What Is A Customer/Consumer Persona?
The customer or consumer persona represents the main traits of a large section of the business’ audience. It is created using the data collected from web analytics and user research. It is a tool to understand the existing and prospective customers better. Customer persona offers quantitative and qualitative data, a treasure for any business.
Quantitative data offers customer information that can be calculated, measured, and counted. On the other hand, qualitative data is subjective data about customer interviews, ethnographic research, focus groups, etc. These consumer persona details help businesses craft product development, messaging, services, and other content based on customer needs. These match the concerns of the target audience, customer behaviors, etc.

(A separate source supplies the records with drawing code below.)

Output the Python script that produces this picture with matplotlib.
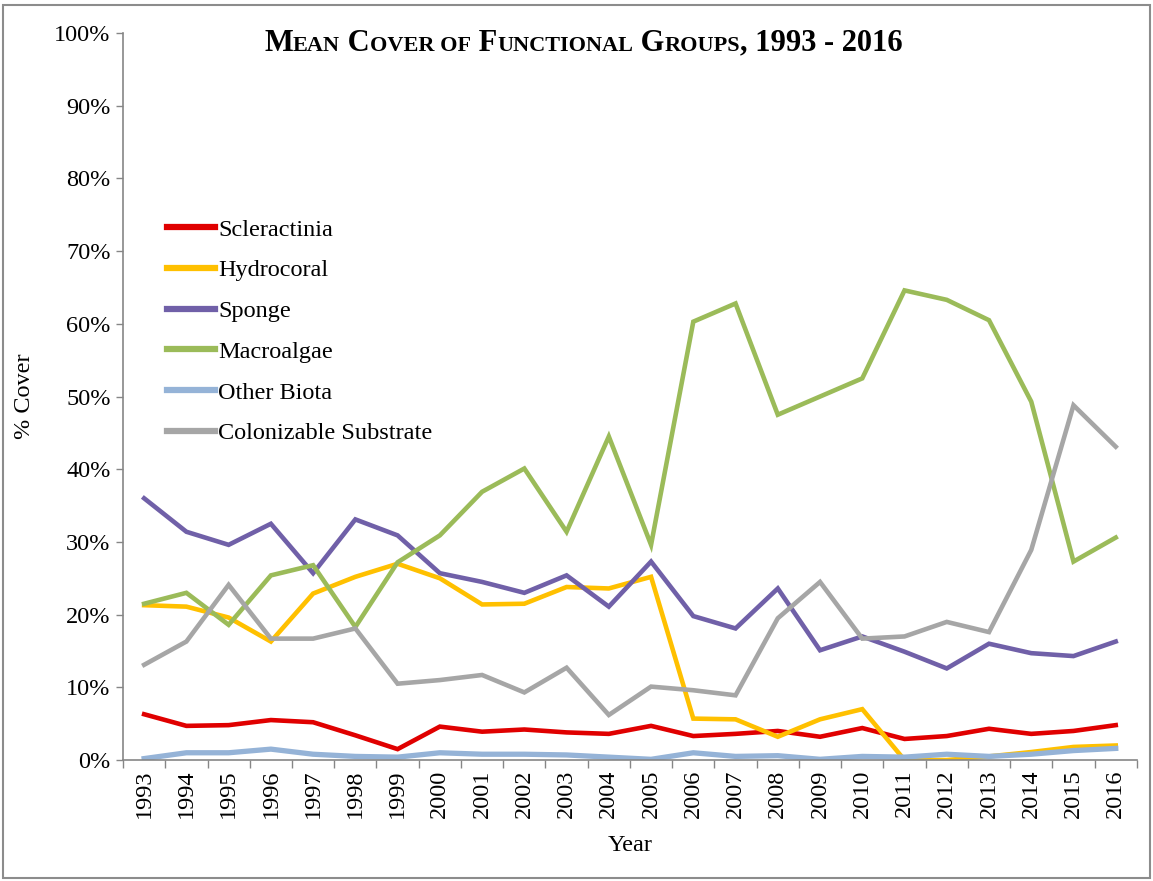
import matplotlib
matplotlib.use("Agg")
import matplotlib.pyplot as plt
from matplotlib.offsetbox import TextArea, HPacker, AnnotationBbox
from matplotlib.patches import Rectangle
from matplotlib.ticker import FuncFormatter, FixedLocator

# data (% cover)
years = list(range(1993, 2017))
scleractinia = [6.3, 4.7, 4.8, 5.5, 5.2, 3.4, 1.5, 4.6, 3.9, 4.2, 3.8, 3.6,
                4.7, 3.3, 3.6, 4.0, 3.2, 4.4, 2.9, 3.3, 4.3, 3.6, 4.0, 4.8]
hydrocoral = [21.3, 21.1, 19.6, 16.3, 22.9, 25.2, 27.0, 25.0, 21.4, 21.5, 23.8, 23.6,
              25.2, 5.7, 5.6, 3.2, 5.6, 7.0, 0.0, 0.0, 0.5, 1.1, 1.8, 2.0]
sponge = [36.0, 31.4, 29.6, 32.5, 25.7, 33.1, 30.9, 25.7, 24.5, 23.0, 25.4, 21.1,
          27.3, 19.8, 18.1, 23.6, 15.1, 17.0, 14.9, 12.6, 16.0, 14.7, 14.3, 16.3]
macroalgae = [21.5, 23.0, 18.6, 25.4, 26.8, 18.3, 27.2, 30.9, 36.9, 40.1, 31.4, 44.5,
              29.6, 60.3, 62.8, 47.5, 50.0, 52.5, 64.6, 63.3, 60.5, 49.3, 27.3, 30.6]
other_biota = [0.2, 1.0, 1.0, 1.5, 0.8, 0.5, 0.4, 1.0, 0.8, 0.8, 0.7, 0.4,
               0.1, 1.0, 0.5, 0.6, 0.1, 0.5, 0.4, 0.8, 0.5, 0.8, 1.3, 1.6]
colonizable = [13.1, 16.3, 24.1, 16.7, 16.7, 18.1, 10.5, 11.0, 11.7, 9.3, 12.7, 6.2,
               10.1, 9.6, 8.9, 19.5, 24.5, 16.7, 17.0, 19.0, 17.6, 28.9, 48.8, 43.1]

series = [
    ("Scleractinia", scleractinia, "#E00000", 3.3),
    ("Hydrocoral", hydrocoral, "#FFC000", 3.3),
    ("Sponge", sponge, "#7060A8", 3.3),
    ("Macroalgae", macroalgae, "#9BBB59", 3.3),
    ("Other Biota", other_biota, "#95B3D7", 3.8),
    ("Colonizable Substrate", colonizable, "#A6A6A6", 3.3),
]

plt.rcParams["font.family"] = ["Liberation Serif", "DejaVu Serif"]
fs = 17.5

fig = plt.figure(figsize=(11.53, 8.81), dpi=100)
ax = fig.add_axes([0.1067, 0.1373, 0.8793, 0.8252])

x = list(range(len(years)))
for name, vals, col, lw in series:
    ax.plot(x, vals, color=col, lw=lw, label=name, solid_joinstyle="miter")

ax.set_xlim(-0.5, len(years) - 0.5)
ax.set_ylim(0, 100)

# y axis
ax.set_yticks(range(0, 101, 10))
ax.yaxis.set_major_formatter(FuncFormatter(lambda v, p: f"{int(v)}%"))
ax.tick_params(axis="y", direction="out", length=5, width=1, color="#868686",
               labelsize=fs, pad=4)

# x axis: labels at centres, tick marks between categories
ax.set_xticks(x)
ax.set_xticklabels([str(y) for y in years], rotation=90, fontsize=fs)
ax.tick_params(axis="x", which="major", length=0, pad=7)
ax.xaxis.set_minor_locator(FixedLocator([i - 0.5 for i in range(len(years) + 1)]))
ax.tick_params(axis="x", which="minor", direction="out", length=6, width=1,
               color="#868686")

for s in ["top", "right"]:
    ax.spines[s].set_visible(False)
for s in ["left", "bottom"]:
    ax.spines[s].set_color("#868686")
    ax.spines[s].set_linewidth(1.2)

ax.set_xlabel("Year", fontsize=fs, labelpad=12)
ax.set_ylabel("% Cover", fontsize=fs, labelpad=14)

leg = ax.legend(loc="upper left", bbox_to_anchor=(0.034, 0.758), frameon=False,
                fontsize=fs, handlelength=1.95, handletextpad=0.15,
                labelspacing=0.77, borderaxespad=0)
for h in leg.get_lines():
    h.set_linewidth(4.5)

# title in small caps
big, small = 22, 16
parts = [("M", big), ("EAN", small), (" C", big), ("OVER OF", small),
         (" F", big), ("UNCTIONAL", small), (" G", big), ("ROUPS", small),
         (", 1993 - 2016", big)]
areas = [TextArea(t, textprops=dict(fontsize=s, fontweight="bold",
                                    family=["Liberation Serif"]))
         for t, s in parts]
title = HPacker(children=areas, align="baseline", pad=0, sep=0)
ab = AnnotationBbox(title, (0.506, 0.951), xycoords="figure fraction",
                    frameon=False, box_alignment=(0.5, 0.5))
fig.add_artist(ab)

# outer frame
fig.add_artist(Rectangle((0.003, 0.003), 0.994, 0.991, transform=fig.transFigure,
                         fill=False, edgecolor="#8c8c8c", lw=1.5))

fig.savefig("out.png", dpi=100)
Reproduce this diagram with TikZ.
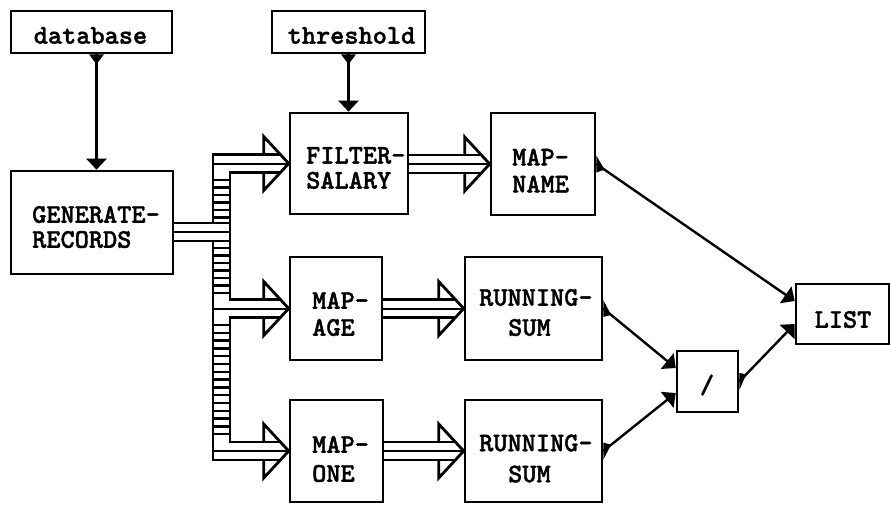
\documentclass[tikz,border=0pt]{standalone}
\usepackage{fontspec}
\newfontfamily\typewriter{lmmonolt10-bold}[Extension=.otf, FakeBold=1.3]
\usetikzlibrary{arrows.meta,calc}

\tikzset{
  block/.style={draw, line width=2.6pt, inner sep=0pt},
  lbl/.style={font=\typewriter\fontsize{27}{26}\selectfont, inner sep=0pt, align=left},
  flow/.style={line width=2.4pt, line join=miter, -{Triangle[width=20pt,length=11pt]}},
  streamedge/.style={line width=2.8pt, line join=miter, line cap=butt},
  streamcore/.style={line width=2pt},
  rung/.style={line width=2.4pt},
}

% hollow head of a record stream, tip at #1
\newcommand\streamhead[1]{%
  \draw[streamedge] let \p1=(#1) in
    (\x1-25pt,\y1+9pt) -- (\x1-25pt,\y1+27pt) -- (\x1,\y1)
      -- (\x1-25pt,\y1-27pt) -- (\x1-25pt,\y1-9pt);}

% triple-line record stream from #1 to the tip #2 (level of #2)
\newcommand\streamarrow[2]{%
  \draw[streamedge] let \p1=(#1), \p2=(#2) in
    (\x1,\y2+9pt) -- (\x2-8.33pt,\y2+9pt)
    (\x1,\y2-9pt) -- (\x2-8.33pt,\y2-9pt);
  \draw[streamcore] let \p1=(#1), \p2=(#2) in (\x1,\y2) -- (\x2,\y2);
  \streamhead{#2}}

% output port marks: base on a side edge / on a bottom edge, pointing to #2
\newcommand\sideport[2]{%
  \fill ($(#1)+(0,-8.5)$) -- ($(#1)!10pt!(#2)$) -- ($(#1)+(0,8.5)$) -- cycle;}
\newcommand\bottomport[2]{%
  \fill ($(#1)+(-7.5,0)$) -- ($(#1)!10pt!(#2)$) -- ($(#1)+(7.5,0)$) -- cycle;}

\begin{document}
\begin{tikzpicture}[x=1pt, y=-1pt]
\fill[white] (0,0) rectangle (890,504);
\useasboundingbox (0,0) rectangle (890,504);

% blocks
\node[block, minimum width=161pt, minimum height=42pt]  (db)  at (91.5,32)    {};
\node[block, minimum width=153pt, minimum height=42pt]  (th)  at (348.5,32)   {};
\node[block, minimum width=162pt, minimum height=103pt] (gen) at (92,222.5)   {};
\node[block, minimum width=118pt, minimum height=101pt] (fs)  at (349,163.5)  {};
\node[block, minimum width=104pt, minimum height=102pt] (mn)  at (543,164)    {};
\node[block, minimum width=92pt,  minimum height=103pt] (ma)  at (336,308.5)  {};
\node[block, minimum width=137pt, minimum height=103pt] (rs1) at (533.5,308.5){};
\node[block, minimum width=93pt,  minimum height=102pt] (mo)  at (336.5,451)  {};
\node[block, minimum width=137pt, minimum height=102pt] (rs2) at (533.5,451)  {};
\node[block, minimum width=61pt,  minimum height=61pt]  (dv)  at (707.5,381.5){};
\node[block, minimum width=93pt,  minimum height=60pt]  (lst) at (842.5,314)  {};

% labels
\node[lbl] (tdb) at (90.5,35.5) {database};
\node[lbl] (tth) at (351.5,35.5) {threshold};
\node[lbl, anchor=west] (tgen) at (32,227)    {GENERATE-\\[-1pt]RECORDS};
\node[lbl, anchor=west] (tfs)  at (306,168)   {FILTER-\\[-1pt]SALARY};
\node[lbl, anchor=west] (tmn)  at (512,170.5) {MAP-\\[1pt]NAME};
\node[lbl, anchor=west] (tma)  at (312,314)   {MAP-\\[1pt]AGE};
\node[lbl, anchor=west] (trs1) at (479,312.5) {RUNNING-\\[4pt]\hspace*{29pt}SUM};
\node[lbl, anchor=west] (tmo)  at (312,459)   {MAP-\\[3pt]ONE};
\node[lbl, anchor=west] (trs2) at (479,458.5) {RUNNING-\\[5pt]\hspace*{29pt}SUM};
\node[lbl] (tdv)  at (707,385)   {/};
\node[lbl] (tlst) at (843,319.5) {LIST};

% record streams between blocks
\streamarrow{fs.east}{mn.west}
\streamarrow{ma.east}{rs1.west}
\streamarrow{mo.east}{rs2.west}

% distribution bus fed by GENERATE-RECORDS
\coordinate (genout) at ($(gen.east)+(0,9.5)$);
\coordinate (busL) at (213,0);
\coordinate (busR) at (230,0);
\draw[streamedge] let \p1=(fs.west), \p2=(ma.west), \p3=(mo.west),
                      \p4=(genout), \p5=(busL), \p6=(busR) in
  (\x1-8.33pt,\y1+9pt) -- (\x5,\y1+9pt) -- (\x5,\y4+9pt)
  (\x4,\y4+9pt) -- (\x6,\y4+9pt)
  (\x4,\y4-9pt) -- (\x6,\y4-9pt)
  (\x5,\y4-9pt) -- (\x5,\y3-9pt) -- (\x3-8.33pt,\y3-9pt)
  (\x1-8.33pt,\y1-9pt) -- (\x6,\y1-9pt) -- (\x6,\y2+9pt) -- (\x2-8.33pt,\y2+9pt)
  (\x2-8.33pt,\y2-9pt) -- (\x6,\y2-9pt) -- (\x6,\y3+9pt) -- (\x3-8.33pt,\y3+9pt);
\draw[streamcore] let \p1=(fs.west), \p2=(ma.west), \p3=(mo.west),
                      \p4=(genout), \p5=(busL), \p6=(busR) in
  (\x5,\y1) -- (\x1,\y1)
  (\x5,\y2) -- (\x2,\y2)
  (\x5,\y3) -- (\x3,\y3)
  (\x4,\y4) -- (\x6,\y4);
\streamhead{fs.west}
\streamhead{ma.west}
\streamhead{mo.west}
% ladder rungs of the bus
\foreach \yy in {180,187.5,...,218} \draw[rung] (213,\yy) -- (230,\yy);
\foreach \yy in {248,255.5,...,294} \draw[rung] (213,\yy) -- (230,\yy);
\foreach \yy in {325,332.8,...,435} \draw[rung] (213,\yy) -- (230,\yy);

% single-value connections
\coordinate (dbout) at ($(db.south)+(5,0)$);
\coordinate (genin) at (dbout |- gen.north);
\coordinate (fsin)  at (th.south |- fs.north);
\coordinate (lstA)  at ($(lst.west)+(0,-13)$);
\coordinate (lstB)  at ($(lst.west)+(0,10)$);
\coordinate (dvA)   at ($(dv.west)+(0,-13.5)$);
\coordinate (dvB)   at ($(dv.west)+(0,11.5)$);

\draw[flow] (dbout) -- (genin);
\draw[flow] (th.south) -- (fsin);
\draw[flow] (mn.east) -- (lstA);
\draw[flow] (rs1.east) -- (dvA);
\draw[flow] (rs2.east) -- (dvB);
\draw[flow] (dv.east) -- (lstB);

\bottomport{dbout}{genin}
\bottomport{th.south}{fsin}
\sideport{mn.east}{lstA}
\sideport{rs1.east}{dvA}
\sideport{rs2.east}{dvB}
\sideport{dv.east}{lstB}
\end{tikzpicture}
\end{document}
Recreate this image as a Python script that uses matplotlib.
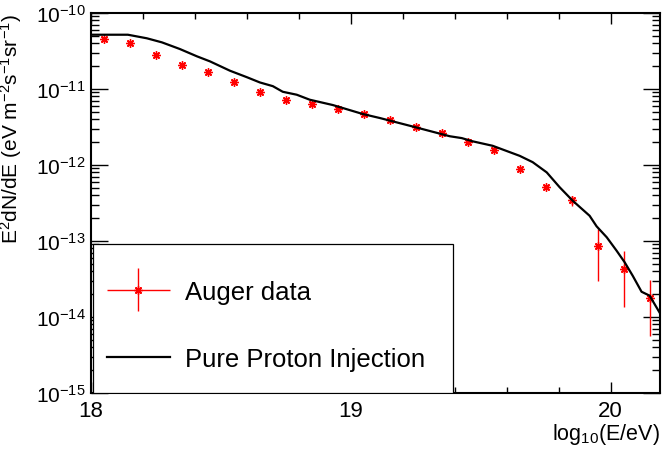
import numpy as np
import matplotlib
matplotlib.use("Agg")
import matplotlib.pyplot as plt
from matplotlib.patches import Rectangle
from matplotlib.legend_handler import HandlerErrorbar
from matplotlib.container import ErrorbarContainer
from matplotlib.ticker import LogLocator, MultipleLocator, FixedLocator

plt.rcParams['font.family'] = ['Liberation Sans', 'DejaVu Sans']
plt.rcParams['mathtext.fontset'] = 'custom'
plt.rcParams['mathtext.rm'] = 'Liberation Sans'
plt.rcParams['mathtext.it'] = 'Liberation Sans'
plt.rcParams['mathtext.sf'] = 'Liberation Sans'

# Auger data, log10(E/eV) and E^2 dN/dE
auger_logE = [18.05, 18.15, 18.25, 18.35, 18.45, 18.55, 18.65, 18.75, 18.85, 18.95, 19.05,
              19.15, 19.25, 19.35, 19.45, 19.55, 19.65, 19.75, 19.85, 19.95, 20.05, 20.15]
auger_flux = [4.6e-11, 3.99e-11, 2.80e-11, 2.05e-11, 1.68e-11, 1.23e-11, 9.14e-12, 7.23e-12,
              6.29e-12, 5.41e-12, 4.69e-12, 3.94e-12, 3.16e-12, 2.61e-12, 1.99e-12, 1.59e-12,
              8.77e-13, 5.14e-13, 3.44e-13, 8.6e-14, 4.32e-14, 1.78e-14]
auger_err_lo = [0.5e-12, 0.3e-12, 0.2e-12, 0.15e-12, 0.1e-12, 0.08e-12, 0.06e-12, 0.05e-12,
                0.05e-12, 0.04e-12, 0.04e-12, 0.04e-12, 0.04e-12, 0.04e-12, 0.04e-12, 0.05e-12,
                3e-14, 3e-14, 5.8e-14, 5.6e-14, 2.95e-14, 1.22e-14]
auger_err_hi = [0.5e-12, 0.3e-12, 0.2e-12, 0.15e-12, 0.1e-12, 0.08e-12, 0.06e-12, 0.05e-12,
                0.05e-12, 0.04e-12, 0.04e-12, 0.04e-12, 0.04e-12, 0.04e-12, 0.04e-12, 0.05e-12,
                3e-14, 3e-14, 5.1e-14, 5.8e-14, 2.98e-14, 1.29e-14]

# pure proton injection model
model_logE = [18.008, 18.142, 18.215, 18.273, 18.342, 18.408, 18.458, 18.535, 18.600, 18.650,
              18.700, 18.738, 18.792, 18.842, 18.931, 19.046, 19.112, 19.246, 19.381, 19.427,
              19.469, 19.546, 19.650, 19.700, 19.754, 19.804, 19.854, 19.919, 19.946, 19.985,
              20.023, 20.054, 20.085, 20.119, 20.150, 20.188]
model_flux = [5.18e-11, 5.18e-11, 4.65e-11, 4.11e-11, 3.36e-11, 2.69e-11, 2.31e-11, 1.74e-11,
              1.43e-11, 1.22e-11, 1.09e-11, 9.2e-12, 8.41e-12, 7.23e-12, 6.15e-12, 4.69e-12,
              4.15e-12, 3.16e-12, 2.39e-12, 2.26e-12, 2.05e-12, 1.79e-12, 1.32e-12, 1.09e-12,
              8.0e-13, 5.09e-13, 3.39e-13, 2.15e-13, 1.56e-13, 1.12e-13, 7.45e-14, 5.25e-14,
              3.49e-14, 2.15e-14, 1.91e-14, 1.15e-14]

y_ticks = [1e-15, 1e-14, 1e-13, 1e-12, 1e-11, 1e-10]
y_ticklabels = [r'$10^{-15}$', r'$10^{-14}$', r'$10^{-13}$', r'$10^{-12}$', r'$10^{-11}$', r'$10^{-10}$']
x_ticks = [18, 19, 20]

fig = plt.figure(figsize=(6.67, 4.52), dpi=100)
ax = fig.add_axes([0.1364, 0.1283, 0.8531, 0.8407])

data = ax.errorbar(auger_logE, auger_flux, yerr=[auger_err_lo, auger_err_hi],
                   xerr=np.zeros(len(auger_logE)), linestyle='none', marker=(8, 2, 0),
                   markersize=6, markeredgewidth=1.0, color='red', ecolor='red',
                   elinewidth=1.0, label='Auger data', zorder=3)
model, = ax.plot(model_logE, model_flux, color='black', linewidth=1.6,
                 label='Pure Proton Injection', zorder=5)

ax.set_yscale('log')
ax.set_xlim(18, 20.19)
ax.set_ylim(1e-15, 1e-10)

ax.yaxis.set_major_locator(FixedLocator(y_ticks))
ax.set_yticklabels(y_ticklabels)
ax.yaxis.set_minor_locator(LogLocator(base=10, subs=np.arange(2, 10), numticks=20))
ax.yaxis.set_minor_formatter(plt.NullFormatter())
ax.xaxis.set_major_locator(FixedLocator(x_ticks))
ax.xaxis.set_minor_locator(MultipleLocator(0.2))

ax.tick_params(which='both', direction='in', top=True, right=True, width=1.0)
ax.tick_params(axis='y', which='major', length=12, pad=4, labelsize=15)
ax.tick_params(axis='y', which='minor', length=6)
ax.tick_params(axis='x', which='major', length=8, pad=5, labelsize=16)
ax.tick_params(axis='x', which='minor', length=4)
for s in ax.spines.values():
    s.set_linewidth(1.5)

ax.set_xlabel(r'$\mathregular{log_{10}(E/eV)}$', fontsize=15.5, loc='right', labelpad=0)
ax.set_ylabel(r'$\mathregular{E^{2}dN/dE\ (eV\ m^{-2}s^{-1}sr^{-1})}$', fontsize=15, loc='top', labelpad=8)

# legend box
ax.add_patch(Rectangle((0.0035, 0.0), 0.632, 0.392, transform=ax.transAxes,
                       facecolor='white', edgecolor='black', linewidth=0.9, zorder=6))
leg = ax.legend([data, model], ['Auger data', 'Pure Proton Injection'],
                loc='center left', bbox_to_anchor=(0.028, 0.178), borderpad=0, borderaxespad=0,
                frameon=False, fontsize=18.5, handlelength=2.45, handletextpad=0.58, labelspacing=1.7,
                handler_map={ErrorbarContainer: HandlerErrorbar(xerr_size=1.23, yerr_size=0.82)})
leg.set_zorder(7)

fig.savefig('out.png', dpi=100)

Not only this, consumer personas benefit other business segments, including product leadership teams, UX designers, product engineers, etc. Hence, all these departments can improve their functionality by knowing consumer insights from the consumer persona. Further, it is divided into three categories:
1. User Persona
It offers details about customers or users of the business products or services. The user persona creates all the product or service features and designs.
2. Website Persona
It offers details about the visitors, which can be partners, leads, investors, clients, or existing customers needed to be served by your website. All the designs are created using a website persona.
3. Buyer Persona
Details the ideal target customers buying the business products or services. All the sales funnel and marketing strategies are created based on buyer persona only.
Some Key Advantages Of Consumer Personas
- It can be a much-needed tool for the entire business team to help serve customers better and offer an unparalleled experience. These happy customers stay with your brand for long.
- It helps eliminate redundancy from the marketing campaigns, user experiences, product development process, etc.
- Creating a customer-centric team in your business is no more a gigantic task with consumer personas. It is an effective way to create a team that cares for the customers. Consumer persona helps align business teams with collaborative target information and drive employee connectivity.
- Marketers can quickly personalize messaging and marketing content based on the consumer persona. Hence, it is easy to prioritize campaigns, updates, and marketing initiatives, saving time and money.
- The product development team can add features to the company’s products or services based on the consumer persona data. Hence, the early chances of customer churn are eliminated with dedicated feedback from the consumer persona.
How To Create Actionable Customer Personas?
After knowing all about the customer personas, it all comes down to how to create one. All you need to do is take care of the different viewpoints in the following steps to ensure that the customer personas thus created can support different teams like customer success, sales, marketing, product, etc. Let us go through the foundation steps of creating an actionable customer persona.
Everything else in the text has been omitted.